Your best defense against tax refund fraud? File your taxes as soon as possible. Unfortunately, many companies are only now starting the process of mailing out W2 forms that taxpayers need to complete their filings, while fraudsters are already at work. Also, if you use online tax preparation services, please pick a strong password and do not use a password that you also use at another site or service.
If you go to file your taxes this year and receive a rejection notice stating that your return has already been filed, have a look at my primer, What Tax Fraud Victims Can Do. Oh, and consider filing an identity theft report at IdentityTheft.gov.
It’s important to note that as much as I advocate everyone freeze their credit files, a freeze will not prevent thieves from committing tax refund fraud in your name. Also, freezes may do nothing to stop thieves from perpetrating a variety of other crimes in your name, including providing your identity information to the police in the event of their arrest, or using your information to obtain medical services.
That said, a credit freeze may actually help tax refund fraud victims avoid being victimized two years in a row.
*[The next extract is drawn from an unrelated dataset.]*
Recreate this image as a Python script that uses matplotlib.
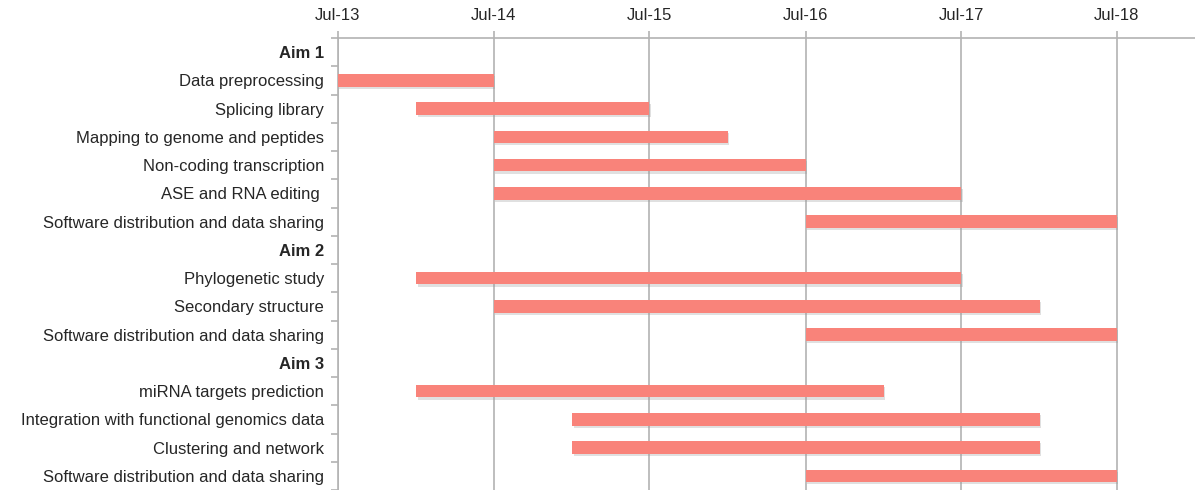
import matplotlib.pyplot as plt
import matplotlib.dates as mdates
import matplotlib.patheffects as pe
import numpy as np
from datetime import datetime

plt.rcParams['font.family'] = ['Liberation Sans', 'DejaVu Sans']

# rows, top to bottom (None = section heading)
tasks = ['Aim 1', 'Data preprocessing', 'Splicing library', 'Mapping to genome and peptides',
         'Non-coding transcription', 'ASE and RNA editing ', 'Software distribution and data sharing',
         'Aim 2', 'Phylogenetic study', 'Secondary structure', 'Software distribution and data sharing',
         'Aim 3', 'miRNA targets prediction', 'Integration with functional genomics data',
         'Clustering and network', 'Software distribution and data sharing']
starts = [None, '2013-07-01', '2014-01-01', '2014-07-01', '2014-07-01', '2014-07-01', '2016-07-01',
          None, '2014-01-01', '2014-07-01', '2016-07-01',
          None, '2014-01-01', '2015-01-01', '2015-01-01', '2016-07-01']
ends = [None, '2014-07-01', '2015-07-01', '2016-01-01', '2016-07-01', '2017-07-01', '2018-07-01',
        None, '2017-07-01', '2018-01-01', '2018-07-01',
        None, '2017-01-01', '2018-01-01', '2018-01-01', '2018-07-01']
headings = ['Aim 1', 'Aim 2', 'Aim 3']

fig = plt.figure(figsize=(11.95, 4.9), dpi=100)
ax = fig.add_axes([0.2828, 0.0, 0.7172, 0.9224])

bar_color = '#F9837A'
grid_color = '#B3B3B3'
text_color = '#262626'

y = np.arange(len(tasks))
for i, (s, e) in enumerate(zip(starts, ends)):
    if s is None:
        continue
    d0 = mdates.date2num(datetime.fromisoformat(s))
    d1 = mdates.date2num(datetime.fromisoformat(e))
    bars = ax.barh(i, d1 - d0, left=d0, height=0.45, color=bar_color, zorder=3)
    for b in bars:
        b.set_path_effects([pe.SimplePatchShadow(offset=(1, -1.5), shadow_rgbFace='#999999', alpha=0.3),
                            pe.Normal()])

ax.set_ylim(len(tasks) - 0.5, -0.5)
ax.set_yticks(y)
ax.set_yticklabels(tasks, fontsize=12, color=text_color)
for lab in ax.get_yticklabels():
    if lab.get_text() in headings:
        lab.set_fontweight('bold')
ax.set_yticks(np.arange(-0.5, len(tasks), 1.0), minor=True)
ax.tick_params(axis='y', which='major', length=0, pad=10)
ax.tick_params(axis='y', which='minor', length=5, width=1.2, color=grid_color, direction='out')

ax.set_xlim(mdates.date2num(datetime(2013, 7, 1)), mdates.date2num(datetime(2018, 12, 31)))
ax.xaxis.set_major_locator(mdates.MonthLocator(bymonth=7))
ax.xaxis.set_major_formatter(mdates.DateFormatter('%b-%y'))
ax.xaxis.tick_top()
ax.tick_params(axis='x', which='major', length=5, width=1.2, color=grid_color,
               labelsize=12, labelcolor=text_color, pad=6, direction='out')
ax.xaxis.grid(True, color=grid_color, linewidth=1.2, zorder=0)
ax.set_axisbelow(True)

for side in ['bottom', 'right']:
    ax.spines[side].set_visible(False)
for side in ['top', 'left']:
    ax.spines[side].set_color(grid_color)
    ax.spines[side].set_linewidth(1.2)

fig.savefig('out.png', dpi=100)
First, a little background: The IRS has responded to the problem of tax ID theft partly by mailing some 2.7 million tax ID theft victims Identity Protection PINs (IP PINs) that must be supplied on the following year’s tax application before the IRS will accept the return.
The only problem with this approach is that the IRS allows IP PIN recipients to retrieve their PIN via the agency’s Web site, after supplying the answers to so-called knowledge-based authentication (KBA) questions supplied by the credit bureaus.
These KBA questions — which involve four multiple choice, “out of wallet” questions such as previous address, loan amounts and dates — can be successfully enumerated with random guessing. In many cases, the answers can be found by consulting free online services, such as Zillow and Facebook.
If any readers here doubt how easy it is to buy personal data (SSNs, dates of birth, etc.) on just about anyone, check out the story I wrote in December 2014, wherein I was able to find the name, address, Social Security number, previous address and phone number on all current members of the U.S. Senate Commerce Committee. This information is no longer secret (nor are the answers to KBA-based questions), and we are all made vulnerable to identity theft as long as institutions continue to rely on static information as authenticators.
So, how does a security freeze help tax fraud victims avoid becoming victims two years running? A freeze prevents the IRS from being able to ask those KBA questions that are key to retrieving one’s IP PIN via the agency’s Web site. Last year, the IRS briefly removed the ability for tax fraud victims to retrieve their IP PINs via the site, but it has since reinstated the feature, apparently ignoring its auditor’s advice to re-enable it only after implementing some type of two-factor authentication.
Helpfully, though, the IRS does now allow taxpayers to lock their online account, effectively requiring all future correspondence to be conducted via snail mail. You do have an account at irs.gov, don’t you? If not, it might be a good idea to create one, even if you don’t think you’ll ever use it. That goes ditto for the Social Security Administration, by the way.